At Rope's End (A Dr. James Verraday Mystery #1)(7)



Carefully, he picked his way through the shadows until he reached his desk, bent over, and switched on the small halogen lamp that sat atop it. He found Maclean’s card where he had left it the previous evening, sliding it into the narrow beam of light so he could make out her office phone number. He lifted the phone receiver off its cradle and keyed it in. He had a moment of apprehension, wondering what he would say if she were still there and answered—how strange it would seem getting a call from him at three thirty in the morning. He was relieved when, after four rings, her voice mail picked up. At the prompt, he said simply, “Detective Maclean, this is James Verraday. I’ve been thinking it over. If you’d still like my help, I’m in.”





CHAPTER 4


Verraday shivered involuntarily. It wasn’t the sight of Rachel Friesen’s body on the stainless steel table in front of him, though that was disturbing enough. It was the fact that the morgue in the King County Medical Examiner’s Office was kept at precisely 36 degrees Fahrenheit, not giving him the chance to shake off the chill of the cool, damp, fog that had rolled in from Puget Sound that morning. As a forensic psychologist, Verraday was more accustomed to coming face to face with murderers than with their victims, and it hadn’t occurred to him to wear an extra layer of clothing to keep the relentless iciness of the morgue out of his bones. Verraday appreciated that if Maclean had noticed him shiver, she hadn’t commented on it. He also appreciated that if she had noticed the electronic time stamp on the message he’d left on her office voice mail, she hadn’t let on either. Nobody ever left messages at that time of night unless they were a shift worker or someone being visited by demons. And Verraday wasn’t a shift worker.

“So what do you know about her?” he asked.

“Rachel Friesen was twenty-two years old,” replied Maclean. “She attended University of Washington, same campus you’re at.”

He didn’t recognize her. UW Seattle was a large campus. Hundreds of students passed through his lecture hall every year. Even so, he didn’t like to think that the halls of academia had become quite as depersonalized and factory-like as the critics claimed.
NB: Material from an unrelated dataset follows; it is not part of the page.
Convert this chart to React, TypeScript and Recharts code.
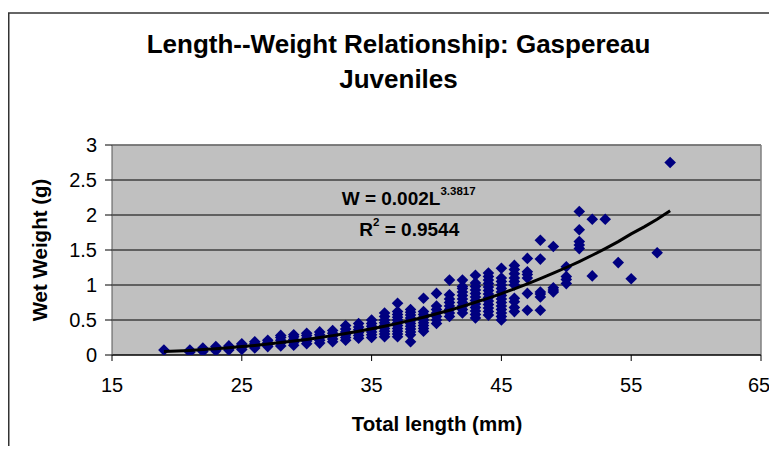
import React from 'react';
import { ScatterChart, Scatter, XAxis, YAxis, CartesianGrid, ReferenceLine } from 'recharts';

// Total length (mm) of each group of fish
const lengthsMm = [19, 21, 22, 23, 24, 25, 26, 27, 28, 29, 30, 31, 32, 33, 34, 35, 36, 37, 38, 39, 40, 41, 42, 43, 44, 45, 46, 47, 48, 49, 50, 51, 52, 53, 54, 55, 57, 58];

// Wet weights (g) observed at each length above
const weightsByLength = [
  [0.07],
  [0.04, 0.07],
  [0.05, 0.08, 0.1],
  [0.06, 0.09, 0.12],
  [0.07, 0.1, 0.13],
  [0.08, 0.11, 0.14, 0.16],
  [0.1, 0.13, 0.16, 0.19],
  [0.12, 0.15, 0.18, 0.21],
  [0.13, 0.17, 0.21, 0.25, 0.28],
  [0.14, 0.18, 0.22, 0.26, 0.29],
  [0.16, 0.2, 0.24, 0.28, 0.31],
  [0.17, 0.21, 0.25, 0.29, 0.33],
  [0.19, 0.23, 0.27, 0.31, 0.35],
  [0.21, 0.25, 0.29, 0.33, 0.37, 0.42],
  [0.24, 0.28, 0.32, 0.36, 0.4, 0.45],
  [0.25, 0.29, 0.33, 0.37, 0.41, 0.45, 0.5],
  [0.26, 0.3, 0.34, 0.38, 0.42, 0.46, 0.5, 0.55, 0.6],
  [0.26, 0.3, 0.34, 0.38, 0.42, 0.46, 0.5, 0.54, 0.58, 0.62, 0.74],
  [0.19, 0.29, 0.33, 0.37, 0.41, 0.45, 0.49, 0.53, 0.57, 0.61, 0.65],
  [0.34, 0.38, 0.42, 0.46, 0.5, 0.54, 0.58, 0.62, 0.81],
  [0.45, 0.5, 0.55, 0.6, 0.65, 0.7, 0.88],
  [0.55, 0.6, 0.65, 0.7, 0.75, 0.8, 0.86, 1.07],
  [0.6, 0.65, 0.7, 0.75, 0.8, 0.85, 0.9, 0.95, 0.98, 1.07],
  [0.53, 0.58, 0.63, 0.68, 0.73, 0.78, 0.83, 0.88, 0.93, 0.98, 1.03, 1.14],
  [0.57, 0.62, 0.67, 0.72, 0.77, 0.82, 0.87, 0.92, 0.97, 1.02, 1.07, 1.12, 1.17],
  [0.5, 0.55, 0.6, 0.65, 0.7, 0.75, 0.8, 0.85, 0.9, 0.95, 1.0, 1.05, 1.1, 1.24],
  [0.62, 0.68, 0.76, 0.81, 1.0, 1.05, 1.1, 1.16, 1.22, 1.28],
  [0.64, 0.88, 1.1, 1.15, 1.19, 1.38],
  [0.64, 0.83, 0.87, 0.9, 1.37, 1.64],
  [0.9, 0.93, 0.96, 1.55],
  [1.02, 1.08, 1.12, 1.26],
  [1.52, 1.57, 1.62, 1.79, 2.05],
  [1.13, 1.94],
  [1.94],
  [1.32],
  [1.09],
  [1.46],
  [2.75],
];

// Power trendline
const trendLengths = [19, 20, 21, 22, 23, 24, 25, 26, 27, 28, 29, 30, 31, 32, 33, 34, 35, 36, 37, 38, 39, 40, 41, 42, 43, 44, 45, 46, 47, 48, 49, 50, 51, 52, 53, 54, 55, 56, 57, 58];
const trendWeights = [0.05, 0.056, 0.066, 0.077, 0.089, 0.104, 0.12, 0.137, 0.157, 0.178, 0.2, 0.223, 0.25, 0.277, 0.307, 0.34, 0.375, 0.412, 0.452, 0.495, 0.54, 0.589, 0.64, 0.695, 0.753, 0.813, 0.877, 0.945, 1.016, 1.09, 1.168, 1.25, 1.335, 1.425, 1.52, 1.62, 1.73, 1.83, 1.94, 2.06];

const xTicks = [15, 25, 35, 45, 55, 65];
const yTicks = [0, 0.5, 1, 1.5, 2, 2.5, 3];

const titleLines = ['Length--Weight Relationship: Gaspereau', 'Juveniles'];
const xTitle = 'Total length (mm)';
const yTitle = 'Wet Weight (g)';

const points = lengthsMm.flatMap((len, i) => weightsByLength[i].map((w) => ({ x: len, y: w })));
const trend = trendLengths.map((len, i) => ({ x: len, y: trendWeights[i] }));

const FONT = "'Liberation Sans', Arial, sans-serif";

const Diamond = (props: any) => {
  const { cx, cy } = props;
  if (cx == null || cy == null) return <g />;
  const r = 5.8;
  return <path d={`M${cx},${cy - r}L${cx + r},${cy}L${cx},${cy + r}L${cx - r},${cy}Z`} fill="#000080" />;
};

const NoShape = () => <g />;

export default function App() {
  const W = 761;
  const H = 438;
  return (
    <div style={{ position: 'relative', width: W, height: H, background: '#fff' }}>
      <style>{'.recharts-surface, .recharts-wrapper { overflow: visible !important; }'}</style>
      <ScatterChart width={W} height={H} margin={{ top: 137, right: 8, bottom: 51, left: 40 }}>
        <CartesianGrid vertical={false} stroke="#000" fill="#C0C0C0" fillOpacity={1} />
        <XAxis
          type="number"
          dataKey="x"
          domain={[15, 65]}
          ticks={xTicks}
          allowDataOverflow
          height={40}
          tickSize={6}
          tickMargin={17}
          axisLine={{ stroke: '#000' }}
          tickLine={{ stroke: '#000' }}
          tick={{ fill: '#000', fontSize: 20, fontFamily: FONT }}
        />
        <YAxis
          type="number"
          dataKey="y"
          domain={[0, 3]}
          ticks={yTicks}
          allowDataOverflow
          width={64}
          tickSize={7}
          tickMargin={8}
          axisLine={{ stroke: '#555' }}
          tickLine={{ stroke: '#000' }}
          tick={{ fill: '#000', fontSize: 20, fontFamily: FONT }}
        />
        <ReferenceLine y={3} stroke="#808080" strokeWidth={1.5} />
        <ReferenceLine x={65} stroke="#808080" strokeWidth={1.5} />
        <Scatter data={points} shape={Diamond} isAnimationActive={false} />
        <Scatter data={trend} shape={NoShape} line={{ stroke: '#000', strokeWidth: 3 }} isAnimationActive={false} />
      </ScatterChart>
      <svg
        width={W}
        height={H}
        style={{ position: 'absolute', left: 0, top: 0, pointerEvents: 'none', overflow: 'visible' }}
        fontFamily={FONT}
      >
        <line x1={0} y1={5} x2={W + 8} y2={5} stroke="#333" strokeWidth={1.5} />
        <line x1={0.75} y1={5} x2={0.75} y2={H + 8} stroke="#333" strokeWidth={1.5} />
        <text x={390.5} y={45} textAnchor="middle" fontSize={26} fontWeight="bold" fill="#000">{titleLines[0]}</text>
        <text x={390.5} y={80} textAnchor="middle" fontSize={26} fontWeight="bold" fill="#000">{titleLines[1]}</text>
        <text x={429} y={423} textAnchor="middle" fontSize={20.5} fontWeight="bold" fill="#000">{xTitle}</text>
        <text x={39} y={242} textAnchor="middle" fontSize={20.5} fontWeight="bold" fill="#000" transform="rotate(-90, 39, 242)">{yTitle}</text>
        <text x={333.7} y={197} fontSize={19} fontWeight="bold" fill="#000">
          W = 0.002L
          <tspan dy={-10} fontSize={11.5}>3.3817</tspan>
        </text>
        <text x={351.3} y={228} fontSize={19} fontWeight="bold" fill="#000">
          R<tspan dy={-10} fontSize={11.5}>2</tspan>
          <tspan dy={10} fontSize={19}>{' = 0.9544'}</tspan>
        </text>
      </svg>
    </div>
  );
}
“She had a double major, English and theater,” Maclean continued. “She also took an intro to psychology course.”

Verraday’s face relaxed slightly. “I’ve never taught Intro to Psych. So she wouldn’t have been one of my students.”

“I know. I would have warned you if you had.”

“So what makes you think that this murder is linked to the Carmichael case?”

“For starters, the victims’ profiles are similar.” She led him toward the body. “They were about the same age. Similar look. The tattoos, the piercings.”

Verraday now saw that Rachel had a number of tattoos that weren’t visible in the photo that Maclean had laid out on his office desk the previous afternoon. One scripted tattoo followed the cleft line beneath her left breast. It read, “If you don’t live for something, you’ll die for nothing.”

On the inside of her left ankle was a Buddhist mandala, a symbol he was familiar with because his sister Penny had a pair of them tattooed defiantly on the feet that she could no longer feel.

Verraday examined a small hole in the skin at the top of her navel. “Was she wearing any jewelry in this piercing when they found her?”

“No.”

“If she was wearing a piece there when she was murdered, the killer probably took it as a souvenir. We should find out what she wore there and keep an eye out for it. If the killer took something from Rachel, he would have done the same with Alana Carmichael.”

“The way in which the victims were murdered is distinctive,” said Maclean. “Take a look at the strangulation marks.”

Verraday leaned in close and examined a pattern of bruises as well as an ugly brown line encircling her neck.

“So those two bruises on the throat indicate thumb pressure,” he commented.

“That’s right,” said Maclean. “But according to the medical examiner, death was the result of strangulation with the garrote that left that ligature mark around her neck.”

Verraday nodded agreement. “The killer started off choking her with his hands,” he said. “He would have gotten more and more aroused. Then when he got really turned on, he switched to the garrote. That’s his end game.”

Verraday looked at Rachel’s chipped upper left incisor.

“According to the examiner,” said Maclean. “The killer probably broke Rachel’s tooth using her necklace.”

Maclean pulled out a transparent evidence bag holding the piece of jewelry, a string of black beads separated by silver links. It was not, as he had first thought, a rosary. The pendant was a hieroglyphic cross with a loop at its head. The cross bar was dented.

“An ankh,” said Verraday. “The Ancient Egyptian symbol of eternal life.” He knew from seeing students around the campus that it was popular with goths, though he guessed that their concept of eternal life owed more to late-night B horror movies than to pharaohs and sun worship. He balled his hand into a fist and tensed his arm muscles as he played out in his mind the force that must have been necessary to chip that piece off Rachel’s tooth and dent the ankh.

“He must have punched her with the beads wrapped around his hand like a set of brass knuckles,” said Verraday. “The force necessary to do that implies extreme sexual rage.”